AH: Was there specific inspiration behind it?
We were told by some pretty credible folks that what we were doing was dangerous. In fact, we were told that three of the eight of us would likely be killed and half of the remaining would be wounded. While there were countless close calls, every single one of us made it out without a scratch – we made it all the way, so to speak. My sanity I credited largely to my wife back home and making it all the way, for me at least, meant making it back to her.
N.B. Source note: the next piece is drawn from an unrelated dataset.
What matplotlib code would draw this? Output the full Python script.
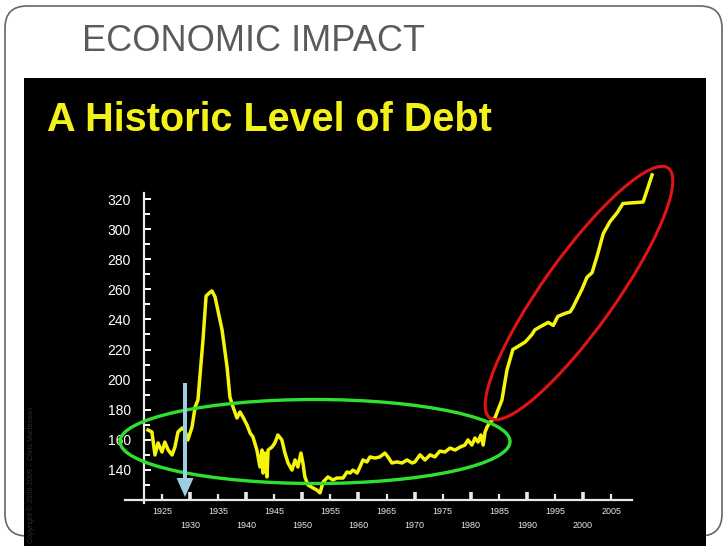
import matplotlib
matplotlib.use('Agg')
import matplotlib.pyplot as plt
from matplotlib.patches import Ellipse, FancyBboxPatch, Rectangle, FancyArrow

plt.rcParams['font.family'] = ['Liberation Sans', 'DejaVu Sans']

# ---- data ----
years = [1922.5, 1923.2, 1923.75, 1924.3, 1925.0, 1925.5, 1926.1, 1926.8, 1927.3, 1927.85,
         1928.6, 1929.1, 1929.6, 1930.35, 1930.9, 1931.4, 1932.3, 1932.85, 1933.4, 1933.9,
         1934.45, 1935.7, 1936.6, 1937.1, 1937.65, 1938.35, 1938.9, 1939.4, 1940.15, 1940.7,
         1941.2, 1941.9, 1942.45, 1942.8, 1943.0, 1943.35, 1943.7, 1943.9, 1944.6, 1945.1,
         1945.65, 1946.35, 1946.9, 1947.45, 1948.15, 1948.7, 1949.2, 1949.75, 1950.1, 1950.45,
         1951.0, 1951.9, 1952.6, 1953.15, 1953.7, 1954.55, 1955.45, 1956.15, 1957.25, 1957.95,
         1958.5, 1959.0, 1959.75, 1960.25, 1960.8, 1961.5, 1962.05, 1962.95, 1963.8, 1964.7,
         1965.25, 1965.95, 1966.85, 1967.75, 1968.65, 1969.55, 1970.05, 1970.95, 1971.85, 1972.75,
         1973.6, 1974.5, 1975.4, 1976.3, 1977.2, 1978.1, 1978.95, 1979.5, 1980.2, 1980.75,
         1981.3, 1981.8, 1982.2, 1982.55, 1982.9, 1983.45, 1984.3, 1984.85, 1985.55, 1986.45,
         1987.5, 1988.4, 1989.7, 1990.9, 1991.4, 1992.3, 1993.8, 1994.7, 1995.5, 1996.8,
         1997.7, 1998.2, 1999.8, 2000.7, 2001.6, 2002.5, 2003.6, 2004.8, 2006.1, 2007.1,
         2010.7, 2012.3]
debt = [166.5, 165.2, 149.9, 157.9, 151.9, 158.5, 153.2, 149.9, 155.2, 165.2,
        167.8, 166.0, 159.9, 168.5, 181.8, 186.4, 226.3, 255.5, 257.5, 258.9,
        254.9, 233.0, 208.0, 188.4, 181.8, 174.5, 178.5, 175.2, 169.8, 164.5,
        161.9, 153.2, 141.9, 153.2, 137.9, 151.2, 135.3, 153.2, 155.2, 157.9,
        163.2, 159.9, 151.2, 144.6, 139.9, 146.6, 141.9, 151.2, 144.6, 135.3,
        130.0, 128.0, 126.6, 124.7, 132.0, 135.3, 133.3, 134.6, 134.6, 138.6,
        137.9, 139.9, 137.9, 141.9, 146.6, 145.3, 148.6, 147.9, 148.6, 151.2,
        148.6, 144.6, 145.3, 144.6, 146.6, 144.6, 145.3, 150.0, 146.6, 150.0,
        148.6, 152.5, 151.9, 154.5, 153.2, 155.2, 156.5, 159.9, 156.5, 161.2,
        158.5, 163.2, 156.5, 165.2, 168.5, 171.8, 174.5, 179.8, 186.4, 206.4,
        220.0, 222.0, 225.0, 230.0, 233.0, 235.0, 238.0, 236.0, 242.0, 244.0,
        245.0, 248.0, 260.0, 268.0, 271.0, 282.0, 297.0, 305.0, 311.0, 317.0,
        318.0, 336.0]

y_ticks = [140, 160, 180, 200, 220, 240, 260, 280, 300, 320]
y_minor = [130, 150, 170, 190, 210, 230, 250, 270, 290, 310]
x_upper = [1925, 1935, 1945, 1955, 1965, 1975, 1985, 1995, 2005]
x_lower = [1930, 1940, 1950, 1960, 1970, 1980, 1990, 2000]

title = "ECONOMIC IMPACT"
heading = "A Historic Level of Debt"
watermark = "Copyright \u00a9 2008-2009 \u2013 Chris Martenson"

# ---- layout (pixels) ----
W, H = 728, 546
px_x0, px_per_year = 162.0, 5.614     # pixel of 1925, px per year
px_y320, px_per_unit = 199.0, 1.505   # pixel of 320, px per unit


def yr(px):
    return 1925 + (px - px_x0) / px_per_year


def val(py):
    return 320 - (py - px_y320) / px_per_unit


fig = plt.figure(figsize=(W / 100, H / 100), dpi=100)
fig.patch.set_facecolor('white')

bg = fig.add_axes([0, 0, 1, 1], zorder=0)
bg.set_xlim(0, W)
bg.set_ylim(H, 0)
bg.axis('off')
bg.add_patch(FancyBboxPatch((5, 6), 717, 530, boxstyle="round,pad=0,rounding_size=22",
                            fc='white', ec='#666666', lw=1.2))
bg.add_patch(Rectangle((24, 78), 682, 470, fc='black', ec='none'))
bg.text(82, 51, title, fontsize=26, color='#5a5a5a', va='baseline', ha='left')
bg.text(47, 131, heading, fontsize=28.5, fontweight='bold', color='#f2f21a',
        va='baseline', ha='left')
bg.text(31, 543, watermark, fontsize=5.2, color='#2e2e2e', rotation=90,
        va='bottom', ha='center')

# ---- chart axes ----
left_px, right_px, top_px, bot_px = 120, 660, 160, 505
ax = fig.add_axes([left_px / W, (H - bot_px) / H, (right_px - left_px) / W,
                   (bot_px - top_px) / H], zorder=1)
ax.patch.set_alpha(0)
ax.set_xlim(yr(left_px), yr(right_px))
ax.set_ylim(val(bot_px), val(top_px))

ax.plot(years, debt, color='#f5f50c', lw=2.5, clip_on=False, solid_joinstyle='round')

for s in ['top', 'right']:
    ax.spines[s].set_visible(False)
ax.spines['left'].set_position(('data', yr(144)))
ax.spines['left'].set_bounds(val(503), val(193))
ax.spines['bottom'].set_position(('data', val(500)))
ax.spines['bottom'].set_bounds(yr(125), yr(632))
for s in ['left', 'bottom']:
    ax.spines[s].set_color('#e8e8e8')
    ax.spines[s].set_linewidth(1.6)

ax.set_yticks(y_ticks)
ax.set_yticklabels([str(v) for v in y_ticks])
ax.set_yticks(y_minor, minor=True)
ax.tick_params(axis='y', which='both', direction='in', colors='white', labelsize=10,
               width=1.4, length=5, pad=9.3)
ax.tick_params(axis='y', which='minor', length=4)

ax.set_xticks(x_lower)
ax.set_xticklabels([str(v) for v in x_lower])
ax.set_xticks(x_upper, minor=True)
ax.set_xticklabels([str(v) for v in x_upper], minor=True)
ax.tick_params(axis='x', which='major', direction='in', colors='#e8e8e8', labelsize=6.5,
               width=2.6, length=5.5, pad=15)
ax.tick_params(axis='x', which='minor', direction='in', colors='#e8e8e8', labelsize=6.5,
               width=1.6, length=4.5, pad=5)

# ---- annotations overlay ----
ov = fig.add_axes([0, 0, 1, 1], zorder=2)
ov.set_xlim(0, W)
ov.set_ylim(H, 0)
ov.axis('off')
ov.patch.set_alpha(0)
ov.add_patch(Ellipse((315, 441.5), 390, 84, angle=0, fill=False, ec='#2fe02f', lw=2.4))
ov.add_patch(Ellipse((579, 293), 307, 72, angle=-54.5, fill=False, ec='#e01414', lw=2.2))
ov.add_patch(FancyArrow(185, 383, 0, 114, width=4, head_width=17, head_length=19,
                        length_includes_head=True, color='#9ccfe0', lw=0))

fig.savefig('out.png', dpi=100, facecolor='white')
AH: What are its metaphoric meanings?
I didn’t want to write a straight up war song. Growing up around cowboys and bull riders, it wasn’t too difficult to put the experience in the guise of a rodeo man a bit past his prime and trying to get through one more run on the circuit – maybe his last by choice or unfortunate circumstance. I was never a rodeo cowboy, but I knew just enough about it to write the song, which isn’t much. The interpretation, as always, is left to the listener. So, ultimately, it means whatever the listener thinks it means. On the surface, maybe it’s kind of a sequel to Ian Tyson’s great song, “Someday Soon,” now told through the male character’s perspective 15 years later.
AH: What primarily characterizes the relationship between the main character and Sara?
Sara is this character’s lifeline…and not in the game show meaning of the word.
AH: What is the most heartbreaking aspect of the song’s protagonist?
The character has run his career in rodeo and probably never received the recognition he deserved or was simply not good enough, but kept trying. Maybe he tried too long and isn’t exactly leaving the sport at the top of his game. He’s old enough now to know he isn’t bulletproof and what he’s doing can hurt him – permanently – but he keeps going. What’s holding him together is his wife back home.
AH: What do you hope the song will convey to people, what’s the more universal message for people who aren’t familiar with rodeo?
Love, of course, and the loneliness associated with a dangerous occupation that takes you away from home and those you love.
AH: How is this song characteristic of the whole album?
This is an album of crucible songs, songs about going through the fire and coming out on the other side, perhaps a bit wounded, but definitely a bit wiser.